▸ **DATASET EXTRACT**:
>> start

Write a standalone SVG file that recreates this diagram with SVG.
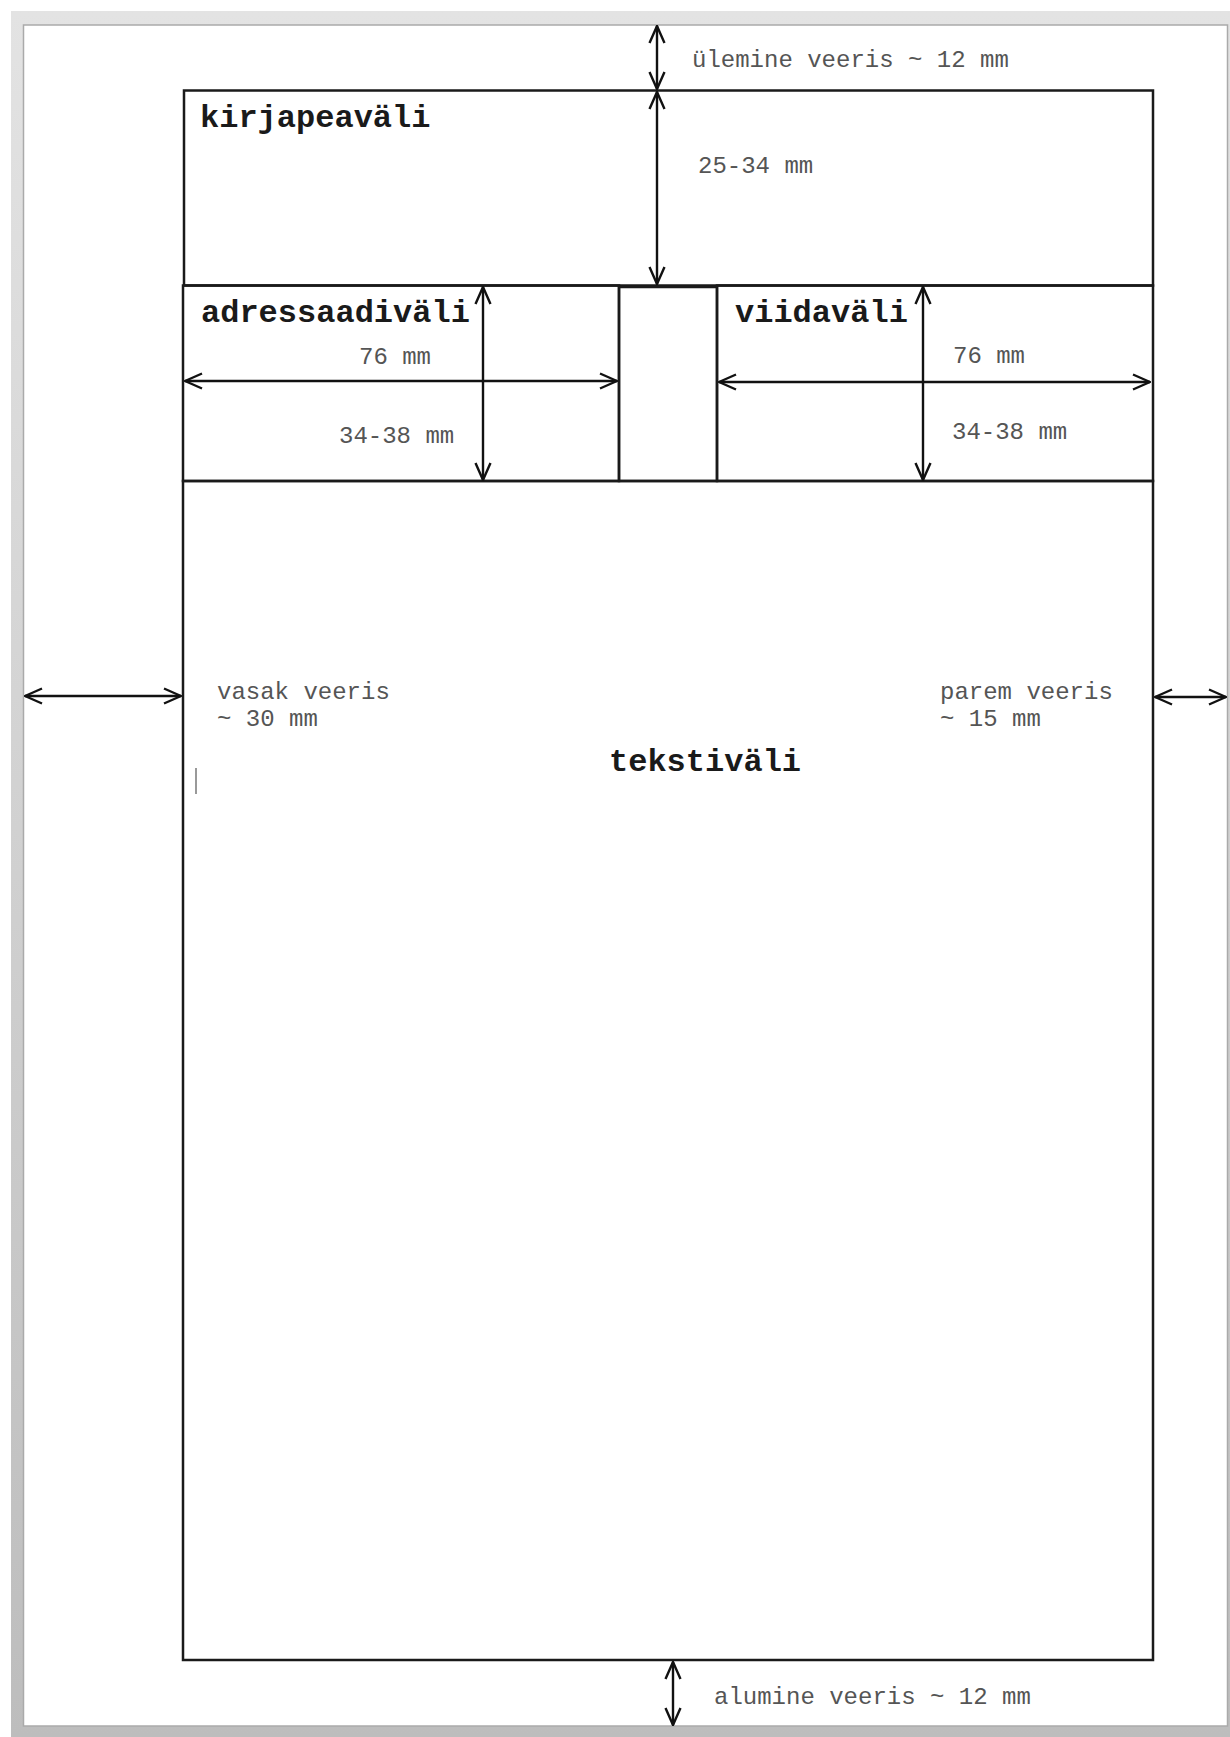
<svg xmlns="http://www.w3.org/2000/svg" width="1230" height="1737" viewBox="0 0 1230 1737">
<defs>
<linearGradient id="frame" x1="0" y1="0" x2="0" y2="1">
<stop offset="0" stop-color="#e3e3e3"/>
<stop offset="1" stop-color="#bdbdbd"/>
</linearGradient>
<marker id="ah" viewBox="0 0 20 18" refX="19" refY="9" markerWidth="20" markerHeight="18" markerUnits="userSpaceOnUse" orient="auto-start-reverse">
<path d="M2,1.5 L19,9 L2,16.5" fill="none" stroke="#111" stroke-width="2.4"/>
</marker>
</defs>
<style>
.box{fill:none;stroke:#1a1a1a;stroke-width:2.5}
.arr{fill:none;stroke:#111;stroke-width:2.4;marker-start:url(#ah);marker-end:url(#ah)}
.lbl{font-family:"Liberation Mono","Courier New",monospace;font-weight:bold;font-size:32px;fill:#1a1a1a}
.dim{font-family:"Liberation Mono","Courier New",monospace;font-size:24px;fill:#555}
</style>
<rect x="0" y="0" width="1230" height="1737" fill="#ffffff"/>
<rect x="11" y="11" width="1219" height="1726" fill="url(#frame)"/>
<rect x="23.5" y="25" width="1204" height="1701" fill="#ffffff" stroke="#aaaaaa" stroke-width="1.5"/>

<g id="kirjapeavali">
<rect class="box" x="184" y="90.5" width="969" height="195"/>
<text class="lbl" x="200" y="127">kirjapeaväli</text>
</g>
<g id="adressaadivali">
<rect class="box" x="183" y="285.5" width="436" height="195.5"/>
<text class="lbl" x="201" y="322">adressaadiväli</text>
</g>
<g id="vahe">
<rect class="box" x="619" y="287" width="98" height="194"/>
</g>
<g id="viidavali">
<rect class="box" x="717" y="285.5" width="436" height="195.5"/>
<text class="lbl" x="735" y="322">viidaväli</text>
</g>
<g id="tekstivali">
<rect class="box" x="183" y="481" width="970" height="1179"/>
<text class="lbl" x="609" y="771">tekstiväli</text>
<line x1="196" y1="768" x2="196" y2="794" stroke="#777" stroke-width="1.5"/>
</g>

<g id="connectors">
<line class="arr" x1="657" y1="26" x2="657" y2="89"/>
<line class="arr" x1="657" y1="92" x2="657" y2="284"/>
<line class="arr" x1="185" y1="381" x2="617" y2="381"/>
<line class="arr" x1="483" y1="287" x2="483" y2="480"/>
<line class="arr" x1="719" y1="382" x2="1150" y2="382"/>
<line class="arr" x1="923" y1="287" x2="923" y2="480"/>
<line class="arr" x1="25" y1="696" x2="181" y2="696"/>
<line class="arr" x1="1155" y1="697" x2="1226" y2="697"/>
<line class="arr" x1="673" y1="1662" x2="673" y2="1725"/>
</g>

<g id="labels">
<text class="dim" x="692" y="67">ülemine veeris ~ 12 mm</text>
<text class="dim" x="698" y="173">25-34 mm</text>
<text class="dim" x="359" y="364">76 mm</text>
<text class="dim" x="339" y="443">34-38 mm</text>
<text class="dim" x="953" y="363">76 mm</text>
<text class="dim" x="952" y="439">34-38 mm</text>
<text class="dim" x="217" y="699">vasak veeris</text>
<text class="dim" x="217" y="726">~ 30 mm</text>
<text class="dim" x="940" y="699">parem veeris</text>
<text class="dim" x="940" y="726">~ 15 mm</text>
<text class="dim" x="714" y="1704">alumine veeris ~ 12 mm</text>
</g>
</svg>
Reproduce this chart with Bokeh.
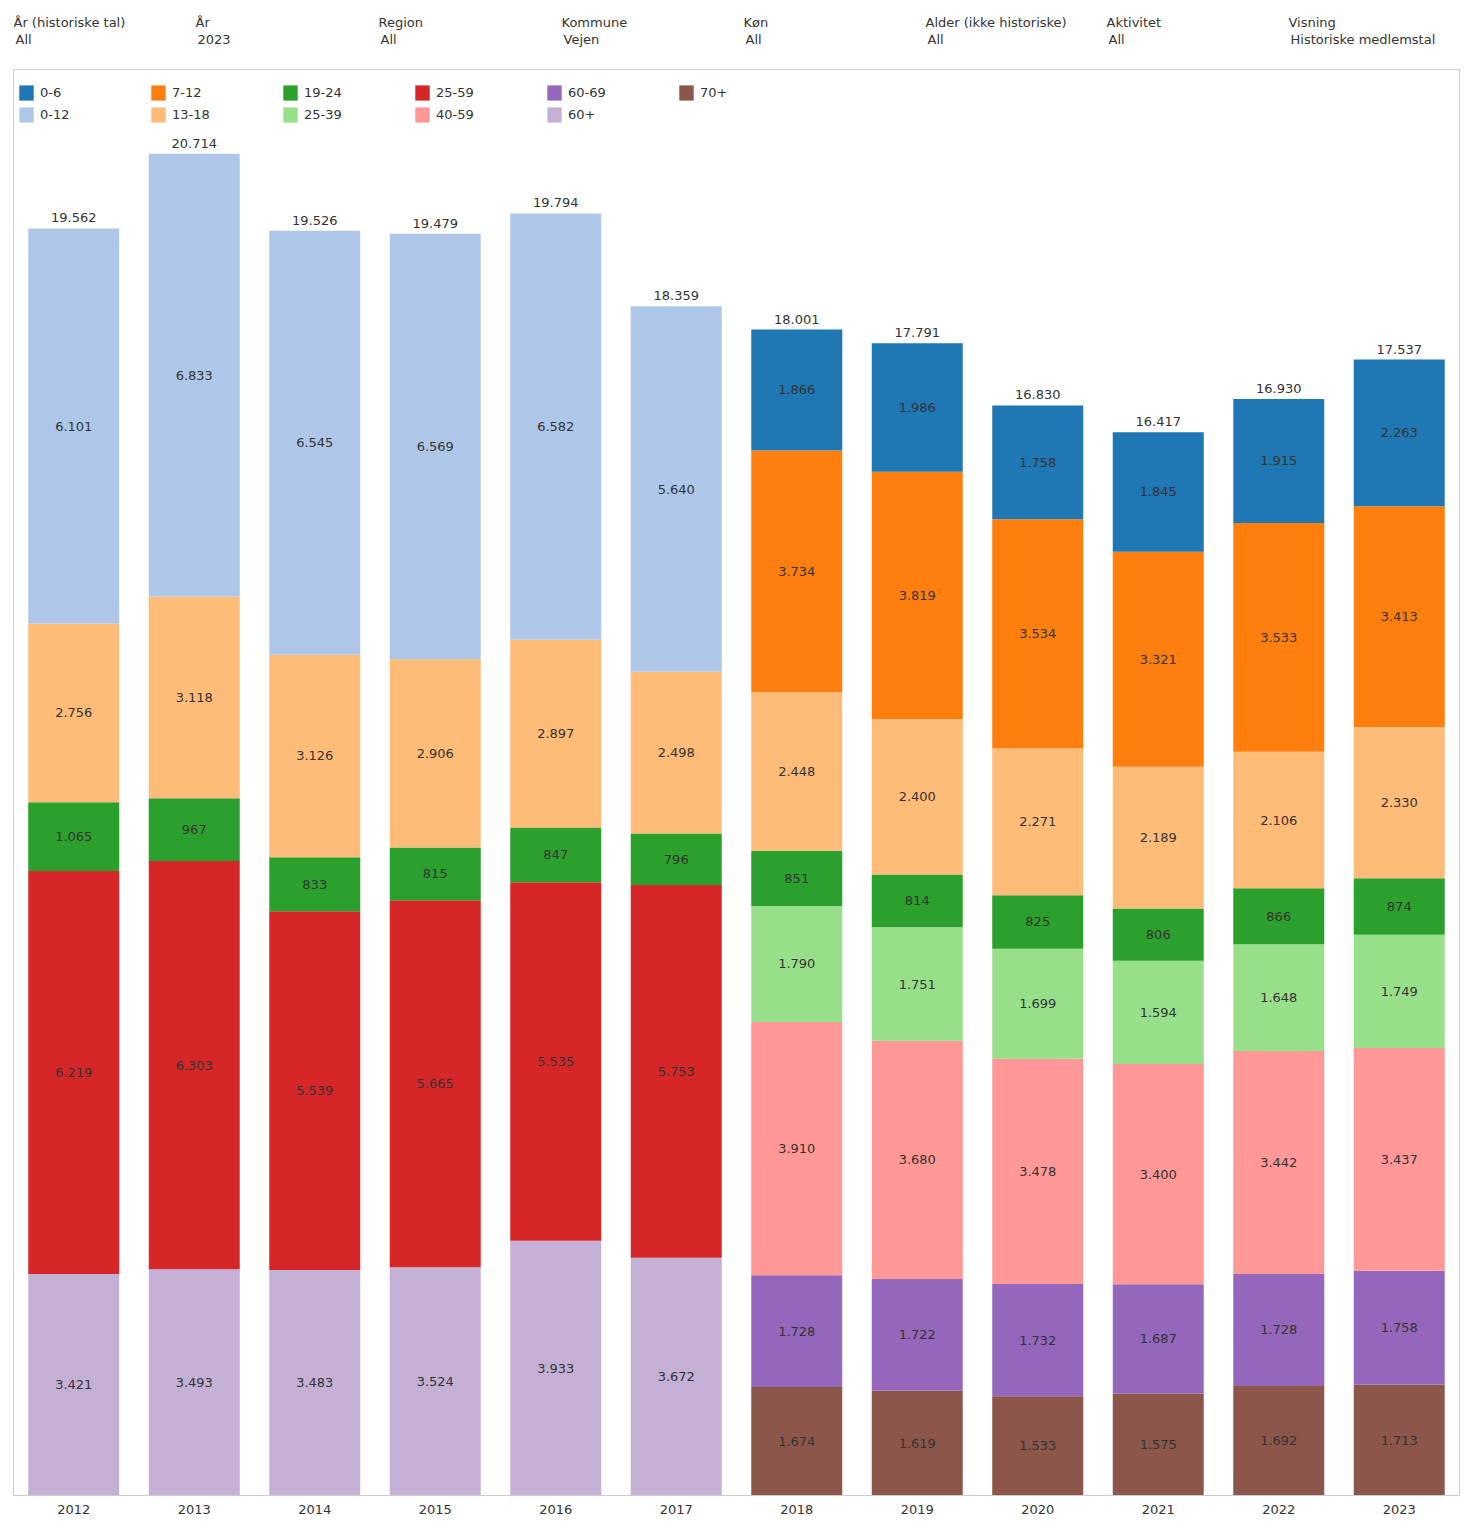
from bokeh.plotting import figure
from bokeh.models import ColumnDataSource, Range1d, FactorRange, Legend, LegendItem
from bokeh.layouts import column
from bokeh.core.properties import value
from bokeh.embed import file_html
from bokeh.resources import INLINE

years = ["2012", "2013", "2014", "2015", "2016", "2017",
         "2018", "2019", "2020", "2021", "2022", "2023"]

# series values (0 where the age group is not used that year)
s_70p   = [0, 0, 0, 0, 0, 0, 1674, 1619, 1533, 1575, 1692, 1713]
s_60_69 = [0, 0, 0, 0, 0, 0, 1728, 1722, 1732, 1687, 1728, 1758]
s_60p   = [3421, 3493, 3483, 3524, 3933, 3672, 0, 0, 0, 0, 0, 0]
s_40_59 = [0, 0, 0, 0, 0, 0, 3910, 3680, 3478, 3400, 3442, 3437]
s_25_39 = [0, 0, 0, 0, 0, 0, 1790, 1751, 1699, 1594, 1648, 1749]
s_25_59 = [6219, 6303, 5539, 5665, 5535, 5753, 0, 0, 0, 0, 0, 0]
s_19_24 = [1065, 967, 833, 815, 847, 796, 851, 814, 825, 806, 866, 874]
s_13_18 = [2756, 3118, 3126, 2906, 2897, 2498, 2448, 2400, 2271, 2189, 2106, 2330]
s_7_12  = [0, 0, 0, 0, 0, 0, 3734, 3819, 3534, 3321, 3533, 3413]
s_0_6   = [0, 0, 0, 0, 0, 0, 1866, 1986, 1758, 1845, 1915, 2263]
s_0_12  = [6101, 6833, 6545, 6569, 6582, 5640, 0, 0, 0, 0, 0, 0]

filter_titles = ["År (historiske tal)", "År", "Region", "Kommune", "Køn",
                 "Alder (ikke historiske)", "Aktivitet", "Visning"]
filter_values = ["All", "2023", "All", "Vejen", "All", "All", "All",
                 "Historiske medlemstal"]

# stacking order bottom -> top
stack_keys = ["70+", "60-69", "60+", "40-59", "25-39", "25-59",
              "19-24", "13-18", "7-12", "0-6", "0-12"]
stack_vals = [s_70p, s_60_69, s_60p, s_40_59, s_25_39, s_25_59,
              s_19_24, s_13_18, s_7_12, s_0_6, s_0_12]
colors = {"0-6": "#1f77b4", "0-12": "#aec7e8", "7-12": "#ff7f0e", "13-18": "#ffbb78",
          "19-24": "#2ca02c", "25-39": "#98df8a", "25-59": "#d62728", "40-59": "#ff9896",
          "60-69": "#9467bd", "60+": "#c5b0d5", "70+": "#8c564b"}
legend_order = ["0-6", "0-12", "7-12", "13-18", "19-24", "25-39",
                "25-59", "40-59", "60-69", "60+", "70+"]

FONT = "DejaVu Sans"
TXT = "#333333"


def fmt(v):
    return f"{v:,}".replace(",", ".")


data = {"year": years}
for k, v in zip(stack_keys, stack_vals):
    data[k] = v
src = ColumnDataSource(data)

# ---------- header (frame aligned with the chart frame: page x 13..1459) ----------
W = 1469
hdr = figure(width=W, height=69, x_range=Range1d(13, 1459), y_range=Range1d(69, 0),
             output_backend="svg", toolbar_location=None,
             min_border=0, outline_line_color=None)
hdr.axis.visible = False
hdr.grid.visible = False
hx = [13, 195, 378, 561, 743, 925, 1106, 1288]
hdr.text(x=hx, y=[22] * len(hx), text=filter_titles, text_font=value(FONT),
         text_font_size="13px", text_color=TXT, text_baseline="middle")
hdr.text(x=[x + 2 for x in hx], y=[39] * len(hx), text=filter_values, text_font=value(FONT),
         text_font_size="13px", text_color=TXT, text_baseline="middle")

# ---------- main chart ----------
p = figure(frame_width=1446, frame_height=1426, x_range=FactorRange(*years, range_padding=0),
           y_range=Range1d(0, 22016), output_backend="svg", toolbar_location=None,
           min_border_left=13, min_border_right=10, min_border_top=0, min_border_bottom=0,
           outline_line_color="#cccccc")
p.grid.visible = False
p.yaxis.visible = False
p.xaxis.axis_line_color = "#cccccc"
p.xaxis.major_tick_line_color = None
p.xaxis.minor_tick_line_color = None
p.xaxis.major_label_text_font = FONT
p.xaxis.major_label_text_font_size = "13px"
p.xaxis.major_label_text_color = TXT
p.xaxis.major_label_standoff = 3

renderers = p.vbar_stack(stack_keys, x="year", width=0.755, source=src,
                         color=[colors[k] for k in stack_keys], line_color=None)
rmap = dict(zip(stack_keys, renderers))

# segment labels
lx, ly, lt = [], [], []
for i, yr in enumerate(years):
    base = 0
    for k, v in zip(stack_keys, stack_vals):
        if v[i] > 0:
            lx.append(yr)
            ly.append(base + v[i] / 2)
            lt.append(fmt(v[i]))
        base += v[i]
p.text(x=lx, y=ly, text=lt, text_font=value(FONT), text_font_size="13px",
       text_color=TXT, text_align="center", text_baseline="middle")

totals = [sum(v[i] for v in stack_vals) for i in range(len(years))]
p.text(x=years, y=totals, text=[fmt(t) for t in totals], text_font=value(FONT),
       text_font_size="13px", text_color=TXT, text_align="center",
       text_baseline="bottom", y_offset=-6)

legend = Legend(items=[LegendItem(label=k, renderers=[rmap[k]]) for k in legend_order],
                orientation="vertical", nrows=2, location=(4, 1371), margin=0, padding=6,
                glyph_width=18, glyph_height=19, label_standoff=5, label_width=106,
                label_height=19, spacing=3, border_line_color=None,
                background_fill_alpha=0, label_text_font=FONT,
                label_text_font_size="13px", label_text_color=TXT)
p.add_layout(legend, "center")

layout = column(hdr, p)
open("out.html", "w").write(file_html(layout, INLINE))
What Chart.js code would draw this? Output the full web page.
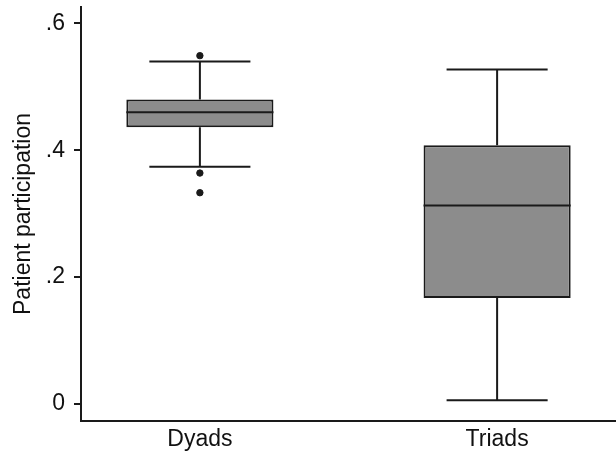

>> end

▸ **YOUR GOAL**: Lines containing the word "with" are to be counted in the listing; state their number alone.

▸ **FINAL RESULT**: 3